Xbox president Sarah Bond just told Variety-again-that Microsoft is building a new generation of Xbox hardware. The timing isn’t accidental. It comes right after the launch of the ROG Xbox Ally handheld and months of mixed messaging that left a lot of Xbox fans wondering if Microsoft still cared about making consoles at all. As someone who’s watched the brand pivot from “power matters” to “play anywhere,” this latest confirmation matters, but not for the reasons the PR line suggests.
Bond’s core message is straightforward: “We are 100% planning for the future. Our next‑generation hardware is in development. We’ve explored prototyping and design. We announced a partnership with AMD on this, and it still stands. We saw [with the ROG Xbox Ally] an opportunity to innovate differently and give players another choice, in addition to our next‑gen hardware. We always listen to what players and creators want. When there is a demand for innovation, we build it.”
She doubled down on the “choice” mantra: “We want everyone to have a choice. We want to offer an option to the most demanding players, those looking for the latest innovations and new possibilities. And if someone wants a way to play PC games on the go—whether they’re casual or a die‑hard—the Xbox Ally is for them. We offer a multitude of options to meet players where they are.”
On paper, that’s fine. In practice, the reason Xbox keeps getting asked this question is because the community’s confidence took hits: first‑party releases arriving on competing platforms, studio closures that rattled faith, and Game Pass price changes after years of “value forever” talk. Xbox says a new console is coming; players want reasons to believe—and more importantly, reasons to care.

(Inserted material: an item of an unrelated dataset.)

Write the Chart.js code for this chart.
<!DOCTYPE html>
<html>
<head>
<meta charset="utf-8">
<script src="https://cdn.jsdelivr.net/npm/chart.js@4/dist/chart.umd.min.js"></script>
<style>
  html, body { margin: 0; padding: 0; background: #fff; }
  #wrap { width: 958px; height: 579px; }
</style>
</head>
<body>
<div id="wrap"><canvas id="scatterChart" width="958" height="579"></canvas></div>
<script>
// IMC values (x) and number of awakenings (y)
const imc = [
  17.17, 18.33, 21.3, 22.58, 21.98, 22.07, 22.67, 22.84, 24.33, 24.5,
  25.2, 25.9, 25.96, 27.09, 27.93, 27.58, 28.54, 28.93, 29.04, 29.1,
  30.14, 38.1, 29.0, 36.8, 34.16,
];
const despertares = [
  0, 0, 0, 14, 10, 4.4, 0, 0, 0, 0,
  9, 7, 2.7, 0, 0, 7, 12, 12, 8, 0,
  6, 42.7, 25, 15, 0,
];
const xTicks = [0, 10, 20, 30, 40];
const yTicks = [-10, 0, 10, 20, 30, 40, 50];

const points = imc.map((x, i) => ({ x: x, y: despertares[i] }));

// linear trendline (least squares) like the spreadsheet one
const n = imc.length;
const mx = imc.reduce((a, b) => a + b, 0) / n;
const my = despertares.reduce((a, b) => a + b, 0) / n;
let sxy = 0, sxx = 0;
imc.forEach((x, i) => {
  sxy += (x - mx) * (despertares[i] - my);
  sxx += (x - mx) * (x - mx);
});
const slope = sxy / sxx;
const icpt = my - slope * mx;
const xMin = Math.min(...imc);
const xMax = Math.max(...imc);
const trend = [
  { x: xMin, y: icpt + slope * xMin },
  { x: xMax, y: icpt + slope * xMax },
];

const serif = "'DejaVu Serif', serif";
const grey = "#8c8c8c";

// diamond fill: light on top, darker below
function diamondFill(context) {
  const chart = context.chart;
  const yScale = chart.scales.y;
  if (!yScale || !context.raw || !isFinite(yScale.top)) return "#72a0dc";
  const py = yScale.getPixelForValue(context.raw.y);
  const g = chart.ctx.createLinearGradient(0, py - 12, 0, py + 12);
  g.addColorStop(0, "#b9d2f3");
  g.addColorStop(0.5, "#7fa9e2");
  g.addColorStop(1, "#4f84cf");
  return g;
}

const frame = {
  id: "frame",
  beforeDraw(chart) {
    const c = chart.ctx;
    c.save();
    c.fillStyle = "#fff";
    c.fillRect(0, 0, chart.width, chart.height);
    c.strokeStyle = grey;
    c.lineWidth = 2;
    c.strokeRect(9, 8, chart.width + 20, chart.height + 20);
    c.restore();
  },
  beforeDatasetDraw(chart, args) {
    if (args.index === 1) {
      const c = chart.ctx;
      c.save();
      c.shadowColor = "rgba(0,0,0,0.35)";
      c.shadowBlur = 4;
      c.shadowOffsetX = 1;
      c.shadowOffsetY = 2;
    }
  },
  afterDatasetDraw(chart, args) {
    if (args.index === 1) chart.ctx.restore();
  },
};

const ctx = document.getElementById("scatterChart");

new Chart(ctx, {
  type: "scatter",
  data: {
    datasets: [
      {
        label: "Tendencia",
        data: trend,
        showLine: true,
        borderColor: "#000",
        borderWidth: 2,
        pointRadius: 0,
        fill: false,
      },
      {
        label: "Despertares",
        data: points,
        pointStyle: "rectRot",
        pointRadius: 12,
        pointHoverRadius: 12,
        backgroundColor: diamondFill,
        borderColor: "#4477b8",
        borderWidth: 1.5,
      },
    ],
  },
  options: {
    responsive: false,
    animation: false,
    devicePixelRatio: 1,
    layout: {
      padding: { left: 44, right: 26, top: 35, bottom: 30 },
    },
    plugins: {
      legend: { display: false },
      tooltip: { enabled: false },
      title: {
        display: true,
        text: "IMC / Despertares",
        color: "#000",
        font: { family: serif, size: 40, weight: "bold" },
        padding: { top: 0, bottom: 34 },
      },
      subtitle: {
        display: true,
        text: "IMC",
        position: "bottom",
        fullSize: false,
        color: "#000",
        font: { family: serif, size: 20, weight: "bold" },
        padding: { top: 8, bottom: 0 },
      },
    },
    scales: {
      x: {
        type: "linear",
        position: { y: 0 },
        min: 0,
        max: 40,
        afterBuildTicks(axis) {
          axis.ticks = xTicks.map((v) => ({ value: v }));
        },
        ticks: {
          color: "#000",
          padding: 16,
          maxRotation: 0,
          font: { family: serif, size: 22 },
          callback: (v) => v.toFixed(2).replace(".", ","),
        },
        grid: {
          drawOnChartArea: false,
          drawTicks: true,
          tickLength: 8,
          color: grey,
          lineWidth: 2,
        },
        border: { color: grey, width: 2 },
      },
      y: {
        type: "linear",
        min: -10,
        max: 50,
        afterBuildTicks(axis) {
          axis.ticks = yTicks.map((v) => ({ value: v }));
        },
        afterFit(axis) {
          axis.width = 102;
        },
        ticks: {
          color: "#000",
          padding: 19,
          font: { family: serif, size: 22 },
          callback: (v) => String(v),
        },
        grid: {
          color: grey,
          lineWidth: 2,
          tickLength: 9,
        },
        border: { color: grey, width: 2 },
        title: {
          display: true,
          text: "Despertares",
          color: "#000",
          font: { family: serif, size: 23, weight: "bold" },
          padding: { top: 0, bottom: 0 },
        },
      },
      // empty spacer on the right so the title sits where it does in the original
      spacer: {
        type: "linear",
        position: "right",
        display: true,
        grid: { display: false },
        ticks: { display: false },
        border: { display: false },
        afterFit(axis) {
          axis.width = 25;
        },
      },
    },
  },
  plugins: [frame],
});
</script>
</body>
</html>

The AMD partnership sticking is the least shocking and most meaningful part. It implies x86 CPU and RDNA‑based graphics again, which is great news for backward compatibility, dev tools continuity, and performance‑per‑watt maturity. If you’ve enjoyed how Series X|S handles old libraries, this continuity likely preserves that strength. It also points away from an Nvidia or ARM detour, which might have complicated cross‑gen support and tooling.
That doesn’t tell us specs or features, but it sets expectations: expect a familiar development stack, modern features like hardware‑accelerated ray tracing and smarter machine‑learning assists (think AMD’s FSR and potential AI‑accelerated upscaling), and a power curve that targets 4K fidelity without totally ignoring 60+ fps performance. The real question isn’t “how fast?”—it’s whether Xbox can deliver must‑play software that uses the speed.

Positioning the ROG Xbox Ally as “an Xbox you can take with you” makes sense for Microsoft’s ecosystem play. It’s a Windows handheld that leans into Game Pass, xCloud, and PC libraries, without Microsoft having to design, manufacture, and support a dedicated first‑party handheld. That’s very on‑brand for the modern Xbox: own the platform and services, let partners build the hardware variations.
But there’s a flip side. By leaning on third‑party portables and pitching “everything is Xbox,” the distinct identity of the console risks getting diluted. If I can play Starfield on a ROG Ally, a decent laptop, a smart TV via cloud, or a Series X, what convinces me to buy the next box? Price, performance per dollar, and platform conveniences (latency, quick resume, storage, silent thermals) need to be undeniable. Otherwise, the “choice” story just nudges people further toward PC or cloud and away from dedicated hardware.
Xbox leadership has teased a major technical leap for next gen, and the cadence lines up: Series X|S launched in 2020, so 2026-2028 is a sensible window. My bet? Microsoft aims late in the cycle with a spec that outmuscles PS5 on raw numbers (again), while banking on services and BC to sweeten the deal. That strategy only works if the games arrive with clear reasons to be on Xbox—day‑one bangers from the Bethesda, Activision Blizzard, and Xbox Game Studios stables that aren’t immediately everywhere else.

Players aren’t asking if a new Xbox exists. They’re asking if Microsoft will commit to it with exclusive showcases that don’t evaporate, policies that don’t U‑turn six months later, and pricing that doesn’t creep the minute adoption looks good. Bond can confirm hardware every week; the proof will be summer showcases, launch‑window software, and transparent messaging around physical media and cross‑gen support.
Next‑gen Xbox is real and still tied to AMD, and Microsoft is framing the ROG Xbox Ally as the handheld companion in its “play anywhere” ecosystem. That’s fine, but the hardware reveal won’t matter unless Xbox pairs it with consistent policies and a launch slate that gives players a reason to pick the box over the many other “Xbox” options Microsoft now promotes.